• [Exercise task]:
A single number is the answer here: how many lines of the entries contain "this"?

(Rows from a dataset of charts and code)

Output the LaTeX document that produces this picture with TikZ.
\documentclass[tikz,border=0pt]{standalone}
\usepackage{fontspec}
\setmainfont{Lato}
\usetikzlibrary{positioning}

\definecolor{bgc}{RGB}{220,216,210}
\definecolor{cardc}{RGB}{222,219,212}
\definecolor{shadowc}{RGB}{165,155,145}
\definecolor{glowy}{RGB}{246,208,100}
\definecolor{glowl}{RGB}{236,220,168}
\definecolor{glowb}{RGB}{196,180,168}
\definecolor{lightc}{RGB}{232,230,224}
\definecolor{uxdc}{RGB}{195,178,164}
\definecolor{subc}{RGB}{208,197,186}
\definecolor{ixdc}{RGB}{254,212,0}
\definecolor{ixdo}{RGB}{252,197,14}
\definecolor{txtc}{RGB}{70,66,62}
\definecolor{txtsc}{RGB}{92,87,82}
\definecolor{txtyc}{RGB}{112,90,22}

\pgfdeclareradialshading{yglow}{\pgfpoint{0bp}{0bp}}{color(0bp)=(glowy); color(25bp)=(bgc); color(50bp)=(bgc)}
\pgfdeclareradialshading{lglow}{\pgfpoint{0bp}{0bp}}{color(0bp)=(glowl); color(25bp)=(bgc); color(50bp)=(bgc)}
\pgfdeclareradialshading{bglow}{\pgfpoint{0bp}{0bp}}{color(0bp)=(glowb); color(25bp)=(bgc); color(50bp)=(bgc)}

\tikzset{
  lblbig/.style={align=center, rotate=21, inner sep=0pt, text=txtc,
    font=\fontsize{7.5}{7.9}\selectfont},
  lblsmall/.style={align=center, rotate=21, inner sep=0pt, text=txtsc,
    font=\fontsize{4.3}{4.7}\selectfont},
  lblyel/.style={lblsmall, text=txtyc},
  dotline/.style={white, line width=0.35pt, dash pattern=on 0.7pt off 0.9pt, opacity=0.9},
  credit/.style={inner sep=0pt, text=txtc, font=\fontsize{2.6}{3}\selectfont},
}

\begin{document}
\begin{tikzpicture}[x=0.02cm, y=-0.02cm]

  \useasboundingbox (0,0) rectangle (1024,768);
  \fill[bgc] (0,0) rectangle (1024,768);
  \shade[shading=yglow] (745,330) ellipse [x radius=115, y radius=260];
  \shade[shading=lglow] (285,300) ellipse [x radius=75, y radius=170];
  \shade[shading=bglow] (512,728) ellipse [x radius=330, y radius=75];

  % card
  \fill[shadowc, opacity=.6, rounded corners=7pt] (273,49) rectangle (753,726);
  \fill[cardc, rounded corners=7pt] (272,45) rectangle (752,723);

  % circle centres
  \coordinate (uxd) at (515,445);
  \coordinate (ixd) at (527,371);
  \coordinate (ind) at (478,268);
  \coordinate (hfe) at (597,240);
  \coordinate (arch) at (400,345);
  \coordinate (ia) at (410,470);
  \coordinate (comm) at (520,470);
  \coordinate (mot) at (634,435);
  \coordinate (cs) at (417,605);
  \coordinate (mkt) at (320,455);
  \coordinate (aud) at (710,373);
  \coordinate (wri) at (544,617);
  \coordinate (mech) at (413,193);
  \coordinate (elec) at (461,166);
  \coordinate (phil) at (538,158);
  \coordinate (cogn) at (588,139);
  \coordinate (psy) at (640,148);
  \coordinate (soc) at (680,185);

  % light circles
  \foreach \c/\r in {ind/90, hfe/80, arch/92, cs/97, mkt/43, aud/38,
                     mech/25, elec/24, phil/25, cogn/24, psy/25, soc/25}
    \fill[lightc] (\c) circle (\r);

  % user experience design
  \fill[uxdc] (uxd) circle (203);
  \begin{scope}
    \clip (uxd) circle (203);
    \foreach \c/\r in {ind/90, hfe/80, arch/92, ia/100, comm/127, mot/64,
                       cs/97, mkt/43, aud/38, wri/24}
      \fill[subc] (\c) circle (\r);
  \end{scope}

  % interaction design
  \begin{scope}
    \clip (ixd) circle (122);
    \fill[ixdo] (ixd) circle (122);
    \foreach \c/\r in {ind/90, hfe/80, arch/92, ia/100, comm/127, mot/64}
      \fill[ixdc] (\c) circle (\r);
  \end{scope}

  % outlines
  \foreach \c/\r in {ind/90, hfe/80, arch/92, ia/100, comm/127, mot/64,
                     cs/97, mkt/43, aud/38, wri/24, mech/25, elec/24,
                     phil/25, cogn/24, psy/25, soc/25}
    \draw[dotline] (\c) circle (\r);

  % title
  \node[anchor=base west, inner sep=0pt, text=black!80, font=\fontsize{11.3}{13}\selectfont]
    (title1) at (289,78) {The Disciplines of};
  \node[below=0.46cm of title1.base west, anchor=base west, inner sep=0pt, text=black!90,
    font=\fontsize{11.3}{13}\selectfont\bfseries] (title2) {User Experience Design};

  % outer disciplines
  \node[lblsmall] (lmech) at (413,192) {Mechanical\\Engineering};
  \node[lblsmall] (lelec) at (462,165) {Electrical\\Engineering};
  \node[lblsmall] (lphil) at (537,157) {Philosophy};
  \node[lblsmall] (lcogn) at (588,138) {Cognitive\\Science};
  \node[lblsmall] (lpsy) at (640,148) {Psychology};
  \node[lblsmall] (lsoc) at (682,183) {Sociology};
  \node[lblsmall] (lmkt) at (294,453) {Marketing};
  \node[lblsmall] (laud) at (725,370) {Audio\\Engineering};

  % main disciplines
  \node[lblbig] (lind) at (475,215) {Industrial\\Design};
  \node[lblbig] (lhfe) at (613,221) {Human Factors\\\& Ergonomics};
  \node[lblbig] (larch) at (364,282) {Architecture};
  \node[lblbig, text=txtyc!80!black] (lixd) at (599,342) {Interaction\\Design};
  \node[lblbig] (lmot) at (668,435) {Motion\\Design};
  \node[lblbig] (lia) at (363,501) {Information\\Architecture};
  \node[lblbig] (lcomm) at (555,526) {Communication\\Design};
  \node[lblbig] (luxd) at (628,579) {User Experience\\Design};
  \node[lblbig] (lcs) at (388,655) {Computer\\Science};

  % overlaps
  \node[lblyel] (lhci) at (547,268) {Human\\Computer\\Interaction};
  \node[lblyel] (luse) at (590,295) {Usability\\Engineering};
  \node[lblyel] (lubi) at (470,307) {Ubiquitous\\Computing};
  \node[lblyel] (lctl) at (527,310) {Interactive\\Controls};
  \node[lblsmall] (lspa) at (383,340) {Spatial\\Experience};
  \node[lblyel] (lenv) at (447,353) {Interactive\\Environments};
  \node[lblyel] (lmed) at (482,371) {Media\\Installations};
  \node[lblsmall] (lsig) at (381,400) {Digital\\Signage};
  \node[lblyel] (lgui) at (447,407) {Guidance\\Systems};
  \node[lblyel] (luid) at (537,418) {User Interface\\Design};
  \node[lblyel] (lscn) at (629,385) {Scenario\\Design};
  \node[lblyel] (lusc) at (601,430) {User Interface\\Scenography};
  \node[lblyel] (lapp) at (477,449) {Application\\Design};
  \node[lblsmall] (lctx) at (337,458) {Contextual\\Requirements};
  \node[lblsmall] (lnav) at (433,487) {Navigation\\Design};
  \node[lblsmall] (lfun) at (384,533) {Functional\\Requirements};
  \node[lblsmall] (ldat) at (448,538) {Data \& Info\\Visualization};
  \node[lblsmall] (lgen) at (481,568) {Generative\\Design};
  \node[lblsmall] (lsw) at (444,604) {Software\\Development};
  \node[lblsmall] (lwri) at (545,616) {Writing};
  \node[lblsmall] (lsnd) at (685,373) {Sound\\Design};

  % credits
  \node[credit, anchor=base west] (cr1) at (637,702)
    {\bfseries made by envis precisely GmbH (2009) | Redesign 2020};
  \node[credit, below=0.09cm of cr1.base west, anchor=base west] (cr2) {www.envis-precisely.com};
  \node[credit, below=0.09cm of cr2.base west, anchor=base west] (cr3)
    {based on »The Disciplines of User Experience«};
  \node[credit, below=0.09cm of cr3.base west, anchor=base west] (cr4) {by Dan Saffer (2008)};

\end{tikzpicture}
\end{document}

---

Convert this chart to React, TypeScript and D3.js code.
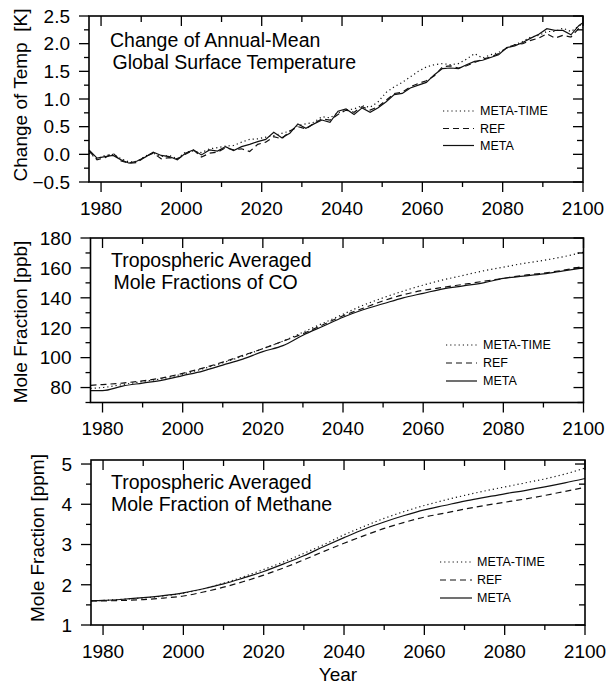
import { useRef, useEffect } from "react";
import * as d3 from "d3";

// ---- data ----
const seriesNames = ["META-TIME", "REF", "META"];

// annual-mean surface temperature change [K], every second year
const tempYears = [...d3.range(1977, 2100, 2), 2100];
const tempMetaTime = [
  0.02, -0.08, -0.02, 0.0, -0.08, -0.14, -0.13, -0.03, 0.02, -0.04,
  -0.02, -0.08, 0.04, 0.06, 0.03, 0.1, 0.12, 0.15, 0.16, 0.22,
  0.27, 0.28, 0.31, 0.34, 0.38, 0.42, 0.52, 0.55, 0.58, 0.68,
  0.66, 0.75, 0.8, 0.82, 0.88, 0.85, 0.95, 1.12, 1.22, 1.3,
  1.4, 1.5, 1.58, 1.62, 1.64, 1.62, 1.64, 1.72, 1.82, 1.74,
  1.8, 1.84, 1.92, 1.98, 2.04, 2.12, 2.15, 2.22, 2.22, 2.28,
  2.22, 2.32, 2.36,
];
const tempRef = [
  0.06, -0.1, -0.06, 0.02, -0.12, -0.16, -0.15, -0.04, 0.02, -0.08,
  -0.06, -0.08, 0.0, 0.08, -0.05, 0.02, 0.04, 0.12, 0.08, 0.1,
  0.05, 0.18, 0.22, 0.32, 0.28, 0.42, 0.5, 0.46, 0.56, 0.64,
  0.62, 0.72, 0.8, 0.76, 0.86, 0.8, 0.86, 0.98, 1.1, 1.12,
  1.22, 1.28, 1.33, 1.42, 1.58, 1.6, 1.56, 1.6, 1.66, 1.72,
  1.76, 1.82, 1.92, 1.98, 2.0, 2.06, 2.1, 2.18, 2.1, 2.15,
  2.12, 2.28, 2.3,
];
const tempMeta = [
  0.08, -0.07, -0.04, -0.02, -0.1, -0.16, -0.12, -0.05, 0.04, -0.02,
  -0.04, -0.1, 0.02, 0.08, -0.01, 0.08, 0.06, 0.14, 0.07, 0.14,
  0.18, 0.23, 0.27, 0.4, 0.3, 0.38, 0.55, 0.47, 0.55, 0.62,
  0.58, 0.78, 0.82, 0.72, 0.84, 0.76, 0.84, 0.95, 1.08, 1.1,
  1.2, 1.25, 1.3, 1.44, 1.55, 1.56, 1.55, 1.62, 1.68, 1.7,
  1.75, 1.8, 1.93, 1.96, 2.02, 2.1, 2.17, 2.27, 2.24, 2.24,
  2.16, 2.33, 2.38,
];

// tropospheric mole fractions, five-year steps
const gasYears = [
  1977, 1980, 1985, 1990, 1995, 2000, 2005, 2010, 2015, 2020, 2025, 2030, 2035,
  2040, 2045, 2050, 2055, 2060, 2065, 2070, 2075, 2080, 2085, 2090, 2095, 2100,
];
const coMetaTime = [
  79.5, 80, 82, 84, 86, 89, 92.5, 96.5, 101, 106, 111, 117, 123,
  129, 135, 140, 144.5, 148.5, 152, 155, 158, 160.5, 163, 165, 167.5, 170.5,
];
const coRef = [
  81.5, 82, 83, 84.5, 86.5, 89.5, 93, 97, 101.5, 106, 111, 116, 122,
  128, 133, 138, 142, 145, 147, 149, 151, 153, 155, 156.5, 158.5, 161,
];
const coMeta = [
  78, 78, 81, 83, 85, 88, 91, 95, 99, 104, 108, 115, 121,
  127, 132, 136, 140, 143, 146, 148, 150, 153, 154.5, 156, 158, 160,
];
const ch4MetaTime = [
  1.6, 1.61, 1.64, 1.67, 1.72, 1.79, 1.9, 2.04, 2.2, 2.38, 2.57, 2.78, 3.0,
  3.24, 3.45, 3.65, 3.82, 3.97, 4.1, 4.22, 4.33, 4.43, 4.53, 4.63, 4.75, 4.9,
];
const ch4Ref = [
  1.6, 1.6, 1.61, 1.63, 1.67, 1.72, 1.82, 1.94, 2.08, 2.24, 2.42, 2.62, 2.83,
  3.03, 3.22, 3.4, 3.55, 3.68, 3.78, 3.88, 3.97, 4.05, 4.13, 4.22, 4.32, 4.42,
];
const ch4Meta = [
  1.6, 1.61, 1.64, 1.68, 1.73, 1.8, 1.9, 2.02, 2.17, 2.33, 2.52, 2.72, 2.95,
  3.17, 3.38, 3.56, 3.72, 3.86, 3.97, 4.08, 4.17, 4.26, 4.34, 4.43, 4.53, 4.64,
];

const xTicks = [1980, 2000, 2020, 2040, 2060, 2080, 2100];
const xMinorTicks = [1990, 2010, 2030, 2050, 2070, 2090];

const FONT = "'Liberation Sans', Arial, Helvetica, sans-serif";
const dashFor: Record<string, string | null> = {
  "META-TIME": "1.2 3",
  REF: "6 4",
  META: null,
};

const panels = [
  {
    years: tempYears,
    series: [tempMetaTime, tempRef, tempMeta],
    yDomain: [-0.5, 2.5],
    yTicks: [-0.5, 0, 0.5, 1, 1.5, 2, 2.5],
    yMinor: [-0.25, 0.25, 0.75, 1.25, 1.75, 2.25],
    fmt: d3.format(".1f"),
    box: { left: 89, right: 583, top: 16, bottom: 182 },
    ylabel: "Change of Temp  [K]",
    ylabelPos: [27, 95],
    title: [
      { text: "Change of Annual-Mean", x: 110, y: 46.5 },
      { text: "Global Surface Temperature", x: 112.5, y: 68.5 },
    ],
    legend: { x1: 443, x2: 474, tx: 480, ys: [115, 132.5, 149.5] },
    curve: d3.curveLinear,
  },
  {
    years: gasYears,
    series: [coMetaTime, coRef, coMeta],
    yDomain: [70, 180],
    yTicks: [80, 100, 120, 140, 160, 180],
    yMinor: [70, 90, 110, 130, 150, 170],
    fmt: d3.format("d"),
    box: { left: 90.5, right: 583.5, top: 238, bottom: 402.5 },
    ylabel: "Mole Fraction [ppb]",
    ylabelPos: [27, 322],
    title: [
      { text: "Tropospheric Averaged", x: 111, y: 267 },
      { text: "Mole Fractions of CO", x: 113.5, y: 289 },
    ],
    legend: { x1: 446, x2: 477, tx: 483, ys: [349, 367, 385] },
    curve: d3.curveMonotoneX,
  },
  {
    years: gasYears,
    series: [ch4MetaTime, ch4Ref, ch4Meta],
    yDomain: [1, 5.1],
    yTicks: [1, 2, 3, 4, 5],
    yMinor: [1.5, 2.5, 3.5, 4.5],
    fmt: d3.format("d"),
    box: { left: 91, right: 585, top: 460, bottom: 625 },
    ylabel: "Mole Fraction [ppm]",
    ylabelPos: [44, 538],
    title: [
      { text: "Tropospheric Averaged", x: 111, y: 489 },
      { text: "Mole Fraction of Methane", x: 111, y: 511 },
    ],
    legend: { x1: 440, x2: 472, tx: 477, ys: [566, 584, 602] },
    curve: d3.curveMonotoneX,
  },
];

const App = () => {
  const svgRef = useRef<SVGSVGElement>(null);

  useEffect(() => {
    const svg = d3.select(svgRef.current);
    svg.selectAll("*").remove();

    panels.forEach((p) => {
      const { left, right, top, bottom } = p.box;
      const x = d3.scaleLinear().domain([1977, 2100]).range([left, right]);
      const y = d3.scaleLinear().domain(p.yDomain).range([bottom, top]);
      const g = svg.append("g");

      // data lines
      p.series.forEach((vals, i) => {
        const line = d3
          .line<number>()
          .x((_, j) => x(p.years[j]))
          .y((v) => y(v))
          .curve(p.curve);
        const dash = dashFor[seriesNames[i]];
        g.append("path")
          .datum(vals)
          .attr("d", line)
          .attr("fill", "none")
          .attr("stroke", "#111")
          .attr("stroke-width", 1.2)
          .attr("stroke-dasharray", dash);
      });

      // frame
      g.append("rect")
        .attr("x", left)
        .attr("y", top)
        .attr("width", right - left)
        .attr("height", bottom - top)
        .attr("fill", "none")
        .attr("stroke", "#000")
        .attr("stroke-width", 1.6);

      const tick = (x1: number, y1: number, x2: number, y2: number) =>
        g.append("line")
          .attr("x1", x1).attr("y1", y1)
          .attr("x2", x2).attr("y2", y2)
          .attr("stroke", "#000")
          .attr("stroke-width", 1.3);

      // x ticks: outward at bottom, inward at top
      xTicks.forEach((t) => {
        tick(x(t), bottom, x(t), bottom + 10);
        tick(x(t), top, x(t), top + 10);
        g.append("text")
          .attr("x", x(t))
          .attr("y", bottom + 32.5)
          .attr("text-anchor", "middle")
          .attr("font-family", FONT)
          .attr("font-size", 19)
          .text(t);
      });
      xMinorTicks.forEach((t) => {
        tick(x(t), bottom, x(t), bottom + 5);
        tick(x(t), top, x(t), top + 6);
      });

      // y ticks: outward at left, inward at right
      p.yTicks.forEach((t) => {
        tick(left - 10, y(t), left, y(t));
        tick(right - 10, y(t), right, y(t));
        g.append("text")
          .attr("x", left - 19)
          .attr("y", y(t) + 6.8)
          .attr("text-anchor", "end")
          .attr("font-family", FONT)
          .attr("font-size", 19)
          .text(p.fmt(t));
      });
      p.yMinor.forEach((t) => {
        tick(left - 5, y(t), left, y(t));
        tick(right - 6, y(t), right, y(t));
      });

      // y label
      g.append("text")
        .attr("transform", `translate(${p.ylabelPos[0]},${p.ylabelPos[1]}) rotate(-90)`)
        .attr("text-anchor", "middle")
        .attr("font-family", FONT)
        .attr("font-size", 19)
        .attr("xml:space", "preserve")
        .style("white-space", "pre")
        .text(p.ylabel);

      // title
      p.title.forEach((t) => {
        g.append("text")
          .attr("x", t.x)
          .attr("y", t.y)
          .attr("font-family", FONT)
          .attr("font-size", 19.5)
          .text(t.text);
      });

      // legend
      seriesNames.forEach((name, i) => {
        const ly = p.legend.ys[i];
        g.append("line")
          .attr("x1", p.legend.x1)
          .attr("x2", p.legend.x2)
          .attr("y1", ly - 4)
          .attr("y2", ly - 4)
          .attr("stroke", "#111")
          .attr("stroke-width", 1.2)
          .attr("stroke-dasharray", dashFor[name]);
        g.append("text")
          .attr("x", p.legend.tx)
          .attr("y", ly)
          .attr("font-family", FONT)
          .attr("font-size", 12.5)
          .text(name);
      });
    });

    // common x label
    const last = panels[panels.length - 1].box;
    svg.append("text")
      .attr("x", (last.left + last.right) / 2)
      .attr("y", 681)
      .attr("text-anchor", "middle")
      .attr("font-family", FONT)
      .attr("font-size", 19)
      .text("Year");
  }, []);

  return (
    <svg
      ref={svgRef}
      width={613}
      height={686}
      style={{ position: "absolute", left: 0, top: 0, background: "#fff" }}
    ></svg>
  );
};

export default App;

• [Output of the exercise]:
2